A transformation is underway in the energy sector where utility grid infrastructure is evolving to produce more energy from renewable sources and incorporate new advanced grid technologies. Technology concepts such as microgrids, and distributed and district energy help to localize our energy supply and allow us to generate, store, and consume energy in the places where we live and work. These systems reduce greenhouse gas emissions and reduce our dependence on the local utility grid.
In local communities, picture solar panels on your rooftops or city buildings, all tied to a battery storage device. In businesses and for many industries, this can be highly efficient, localized electricity, heating and cooling systems powering office buildings, hospitals, or manufacturing facilities. This is a picture you can see today in many cities and businesses, but it is still far from universal.
Some of the major drivers behind the evolution of distributed energy have been sustainability and reducing carbon footprint to protect public and environmental health. In recent years, however, it seems that infrastructure resiliency is further accelerating the narrative.
When Hurricane Sandy barreled through the Eastern U.S. and Northeast Corridor in 2012, the “100-year storm” caused extreme flooding and winds destroying homes and knocking out power systems. Millions of people were left without electricity for days—and in some cases weeks. Critical facilities and systems that rely on uninterrupted access to utilities were greatly impacted. In the aftermath of the storm, many observers pointed to a handful of facilities, like New York University, that had microgrids and distributed generation and were able to maintain services.
Fast forward to 2017 and a hurricane season that was one of the most active and devastating on record in terms of lives affected and damages to infrastructure. I saw the effects firsthand with hundreds of our employees and many of our clients’ facilities in Puerto Rico, Houston, and the surrounding areas affected.
When Hurricane Harvey hit there were reports of Texas hospitals that closed during the storm and had to transfer patients. Meanwhile, there were reports of “bright-spot” facilities that were able to withstand the effects thanks to sound infrastructure hardening and localized onsite energy generation. In some cases, these distributed energy systems were recently implemented, while others had been put in place decades ago.
These examples show there is a clear need for resilient utilities and viable solutions that are available in today’s marketplace. The question for us in the energy industry to solve is: How do we eliminate barriers so that microgrids and distributed energy become the norm and not the exception?

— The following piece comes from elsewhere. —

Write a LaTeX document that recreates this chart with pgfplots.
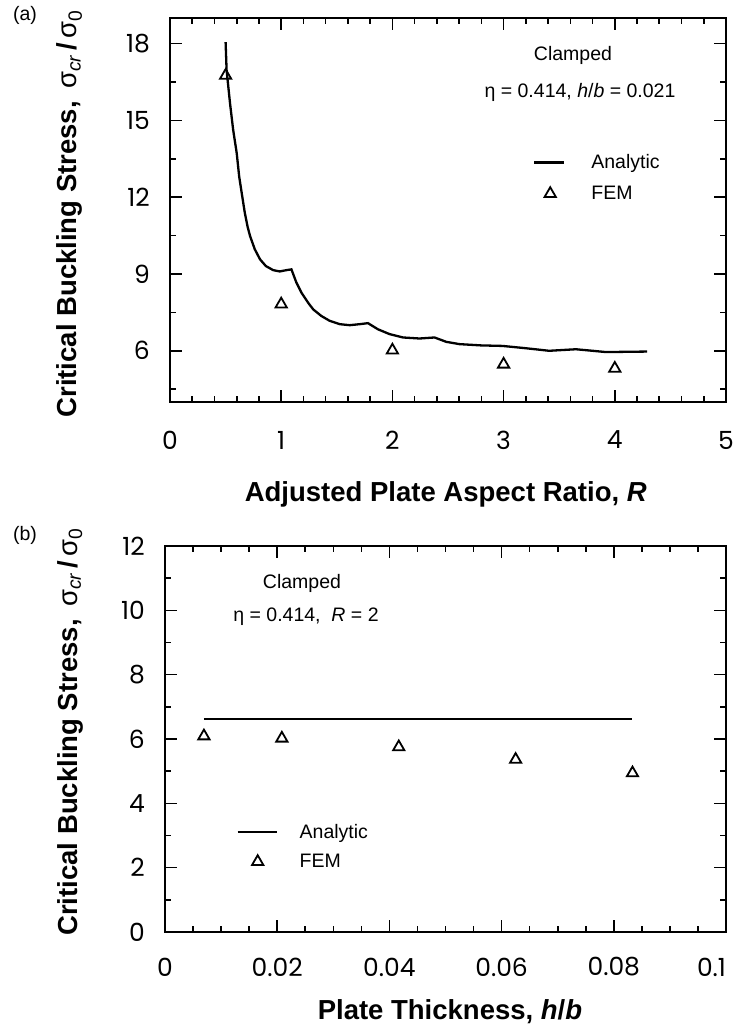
\documentclass[border=0pt]{standalone}
\usepackage{fontspec}
\usepackage{pgfplots}
\pgfplotsset{compat=1.18}
\setmainfont{Liberation Sans}
\newfontfamily\tickfont{Poppins}
\newcommand\tk{\tickfont\fontsize{25}{28}\selectfont}
\newcommand\lab{\fontsize{27.5}{31}\selectfont\bfseries}
\newcommand\ann{\fontsize{19.5}{23}\selectfont}

\pgfplotstableread{
R sig
0.500 18.06
0.509 16.96
0.540 15.66
0.568 14.63
0.600 13.72
0.622 12.81
0.645 12.16
0.673 11.38
0.697 10.86
0.720 10.48
0.763 9.96
0.810 9.57
0.862 9.31
0.928 9.15
0.987 9.10
1.047 9.15
1.092 9.18
1.137 8.66
1.182 8.27
1.242 7.88
1.287 7.62
1.361 7.36
1.436 7.17
1.526 7.04
1.616 7.00
1.706 7.04
1.780 7.08
1.870 6.84
1.975 6.65
2.095 6.52
2.244 6.48
2.379 6.52
2.484 6.35
2.603 6.26
2.800 6.21
2.990 6.19
3.200 6.10
3.410 6.00
3.650 6.06
3.800 6.00
3.920 5.95
4.100 5.96
4.290 5.97
}\analyticA

\pgfplotstableread{
R sig
0.5 16.75
1.0 7.82
2.0 6.02
3.0 5.47
4.0 5.31
}\femA

\pgfplotstableread{
hb sig
0.00694 6.62
0.08333 6.62
}\analyticB

\pgfplotstableread{
hb sig
0.00694 6.09
0.02083 6.02
0.04167 5.75
0.06250 5.36
0.08333 4.94
}\femB

\pgfplotsset{
  myaxis/.style={
    scale only axis,
    axis line style={line width=2pt},
    every tick/.style={black, line width=1.6pt},
    major tick length=12pt,
    minor tick length=6pt,
    tick align=inside,
    xtick pos=both, ytick pos=both,
    ticklabel style={font=\tk, inner sep=0pt},
    xticklabel style={anchor=center, yshift=-38pt},
    yticklabel style={anchor=east, xshift=-20pt},
    /pgf/number format/assume math mode=true,
    label style={font=\lab},
    legend cell align=left,
  },
  curve/.style={black, line width=2.3pt, no marks},
  fem/.style={black, only marks, mark=triangle, mark size=6.5pt, mark options={line width=1.8pt, fill=none}},
  limgA/.style={legend image code/.code={\draw[##1] (0pt,0pt) -- (30pt,0pt);}},
  mimgA/.style={legend image code/.code={\draw[##1] plot coordinates {(16pt,0pt)}; \path[draw=none] (0pt,0pt) (30pt,0pt);}},
  limgB/.style={legend image code/.code={\draw[##1] (0pt,0pt) -- (39pt,0pt);}},
  mimgB/.style={legend image code/.code={\draw[##1] plot coordinates {(20pt,0pt)}; \path[draw=none] (0pt,0pt) (39pt,0pt);}},
}

\begin{document}
\begin{tikzpicture}
\path[use as bounding box] (0pt,0pt) rectangle (734pt,1032pt);

% ---------------- (a) ----------------
\begin{axis}[myaxis,
  at={(170pt,630pt)}, anchor=south west,
  width=556pt, height=384pt,
  xmin=0, xmax=5, ymin=4, ymax=19,
  xtick={0,1,2,3,4,5}, minor x tick num=4,
  ytick={6,9,12,15,18}, minor ytick={4.5,7.5,10.5,13.5,16.5},
  xlabel={Adjusted Plate Aspect Ratio, \textit{R}},
  xlabel style={at={(axis description cs:0.496,-0.24)}, anchor=center},
  ylabel={Critical Buckling Stress,\hspace{0.45em}{\mdseries σ\textsubscript{\itshape cr}}\,/\,{\mdseries σ\textsubscript{0}}},
  ylabel style={at={(axis description cs:-0.18,0.49)}, anchor=center},
  legend style={at={(axis description cs:0.653,0.5836)}, anchor=west, draw=none, fill=none,
    font=\ann, inner sep=0pt, outer sep=0pt, nodes={inner sep=0pt}, column sep=26pt, row sep=16pt},
]
\addplot[curve, limgA] table[x=R,y=sig] {\analyticA};
\addlegendentry{Analytic}
\addplot[fem, mimgA] table[x=R,y=sig] {\femA};
\addlegendentry{FEM}
\end{axis}
\node[font=\ann] at (573pt,977pt) {Clamped};
\node[font=\ann] at (580pt,940pt) {η = 0.414, \textit{h}/\textit{b} = 0.021};
\node[font=\ann] at (25pt,1017pt) {(a)};

% ---------------- (b) ----------------
\begin{axis}[myaxis,
  at={(165pt,100pt)}, anchor=south west,
  width=561pt, height=386pt,
  xmin=0, xmax=0.1, ymin=0, ymax=12,
  xtick={0,0.02,0.04,0.06,0.08,0.1},
  xticklabels={0,0.02,0.04,0.06,0.08,\makebox[58pt][l]{0.1}},
  scaled x ticks=false, minor x tick num=3,
  ytick={0,2,4,6,8,10,12}, minor y tick num=1,
  xticklabel style={yshift=3pt},
  xlabel={Plate Thickness, \textit{h}/\textit{b}},
  xlabel style={at={(axis description cs:0.508,-0.207)}, anchor=center},
  ylabel={Critical Buckling Stress,\hspace{0.45em}{\mdseries σ\textsubscript{\itshape cr}}\,/\,{\mdseries σ\textsubscript{0}}},
  ylabel style={at={(axis description cs:-0.169,0.518)}, anchor=center},
  legend style={at={(axis description cs:0.1278,0.2205)}, anchor=west, draw=none, fill=none,
    font=\ann, inner sep=0pt, outer sep=0pt, nodes={inner sep=0pt}, column sep=22pt, row sep=14pt},
]
\addplot[curve, line width=2pt, limgB] table[x=hb,y=sig] {\analyticB};
\addlegendentry{Analytic}
\addplot[fem, mimgB] table[x=hb,y=sig] {\femB};
\addlegendentry{FEM}
\end{axis}
\node[font=\ann] at (302pt,449pt) {Clamped};
\node[font=\ann] at (306pt,415pt) {η = 0.414,\ \ \textit{R} = 2};
\node[font=\ann] at (25pt,497pt) {(b)};
\end{tikzpicture}
\end{document}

Some of the barriers to microgrid and distributed energy adoption are that projects are highly capital intensive and require a lot of upfront planning and technical expertise. To overcome this, the industry is actively working to improve technologies and reduce costs while working with policymakers to eliminate regulatory barriers. We are also showing progress by applying innovative business models and service delivery approaches. These approaches are now being termed “Microgrids as a Service” (MaaS).
In practice, this means your local hospitals, college campuses, or businesses can easily procure microgrid and distributed energy solutions by drawing on the resources of firms that have the capital, partnerships, and experienced operations teams ready to deploy. And it allows these facilities to reinvest into other infrastructure hardening measures in addition to core business needs.
We need to ensure the reliability of our critical infrastructure and we expect that these approaches will further allow microgrids and distributed energy to be a part of the solution—and ultimately turn hindsight, into foresight.
—William DiCroce is president and CEO of Veolia North America.